Merkel drängt auf "entscheidende Wende" in der Marktwirtschaft

Besser spät als nie

Bundeskanzlerin Angela Merkel hat einen "verlässlichen inneren Kompass" als unabdingbar für politisches Handeln bezeichnet. Mit Blick auf die Wirtschaftskrise rief sie am Dienstagabend in München in der Katholischen Akademie in Bayern zu einer Rückbesinnung auf die Soziale Marktwirtschaft auf. Ohne "eine entscheidende Wende" drohe in einigen Jahren eine erneute Zuspitzung.

 (DR)

Dabei müssten die politisch Verantwortlichen lernen, international vernetzt und nachhaltig zu denken, sagte Merkel und verwies auf die Sozialenzyklika «Caritas in veritate» (Die Liebe in der Wahrheit) von Papst Benedikt XVI. Die Politik sei auf einen breiten Diskurs angewiesen. Ihr Ziel sei eine internationale Vereinbarung zu einem Wirtschaften nach dem Vorbild der UN-Menschenrechtscharta.

Die Veranstaltung der Katholischen Akademie in Bayern stand unter dem Thema «Politisches Handeln aus christlicher Verantwortung». Dabei verwies die Kanzlerin auf die Rolle von Toleranz und Demut im politischen Alltag und plädierte für ein ihrer Ansicht nach richtiges Verständnis von Freiheit. Grenzenlose Freiheit könne und dürfe es nicht geben.

Im Diskussionsteil des Abends äußerte sich Merkel zum Umgang der Kirche mit Holocaustleugnern. Die Haltung von Papst Benedikt XVI.
zur Judenverfolgung bezeichnete sie als über jeden Zweifel erhaben.
Die Kirchenleitung müsse aber unmissverständlich klar machen, was im kirchlichen Umfeld möglich sei, verteidigte sie ihre Kritik am Verhalten des Vatikan in der Affäre um den Holocaustleugner Richard Williamson. Der Brite gehört zu den vier Traditionalistenbischöfen, deren Exkommunikation der Papst Anfang des Jahres aufgehoben hatte.
Später stellte der Vatikan klar, dass der Papst die Äußerungen Williamsons, die dieser in einem in Bayern aufgezeichneten TV-Interview gemacht hatte, nicht gekannt habe und die vier Bischöfe weiterhin von den kirchlichen Ämtern suspendiert seien.
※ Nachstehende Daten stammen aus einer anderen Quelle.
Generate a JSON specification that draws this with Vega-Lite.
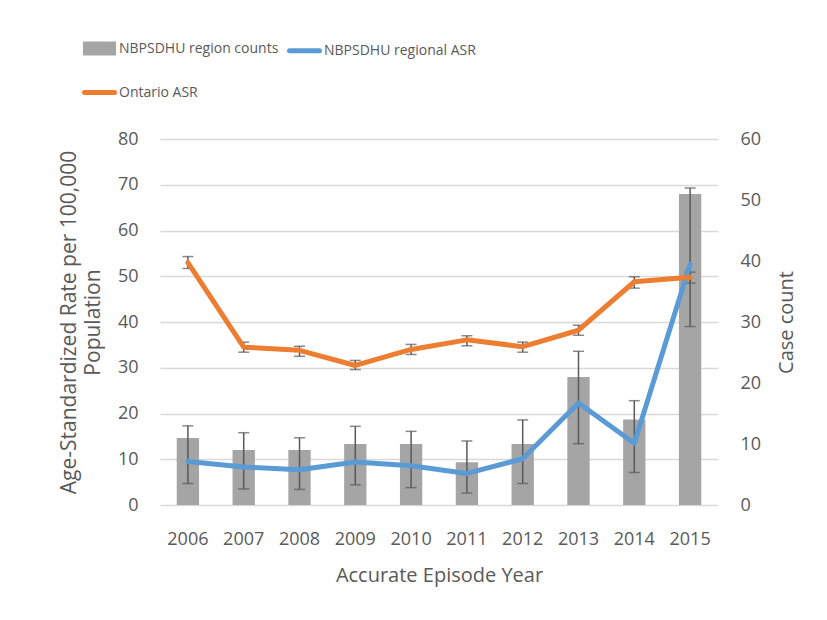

Die Bundeskanzlerin betonte, es sei ihr nicht daran gelegen gewesen, Menschen katholischen Glaubens in ihren religiösen Gefühlen zu verletzen. Der Papst sei «Stellvertreter Gottes auf Erden» und zugleich ein politisches Staatsoberhaupt. Für eine deutsche Bundeskanzlerin sei immer dann, wenn wie im Fall Williamson auf deutschem Boden der Holocaust geleugnet werde, eine Situation erreicht, wo sie «auch das Wort ergreift».

Merkel rief die Kirchen auf, engagierter auf Ungetaufte zuzugehen.
Wenn sich heute 20-Jährige für die Taufe oder kirchliche Angebote interessierten, falle ihnen ein Zugang nicht leicht. «Unsere Kirchentüren müssen dafür wieder offenstehen», meinte sie. Die Bundeskanzlerin verwies auf die nach wie vor verbreiteten Feiern der Jugendweihe in Ostdeutschland. Vielfach wollten Eltern für heranwachsende Kinder ein Ritual im Familien- und Freundeskreis, hätten dafür jedoch «kein Instrumentarium mehr».

Der Münchner Erzbischof Reinhard Marx begrüßte zum Auftakt des Abends die Debatte um das spezifisch Christliche im Titel der Unionsparteien. Eine Partei, die sich das «C» in den Namen schreibe, könne nicht aus eigener Kraft heraus definieren, was sich damit verbinde. Sie müsse sich an diesem Maßstab messen lassen und gute Kontakte zu den Kirchen pflegen.

Merkel sagte dazu, wenn die Unionsparteien nicht das «C» im Namen hätten, würden zahlreiche Gesetze der zu Ende gehenden Legislaturperiode anders aussehen. Als Beispiel nannte sie das Thema Spätabtreibungen. Die Parteien hätten zu akzeptieren, dass sich die Kirchen «als kritisches Korrektiv immer wieder einmischen». Zu den Besuchern der Veranstaltung zählten außer dem Münchner Alt-Erzbischof Kardinal Friedrich Wetter auch Bayerns Ministerpräsident Horst Seehofer (CSU) sowie die Präsidentin des Zentralrats der Juden in Deutschland, Charlotte Knobloch.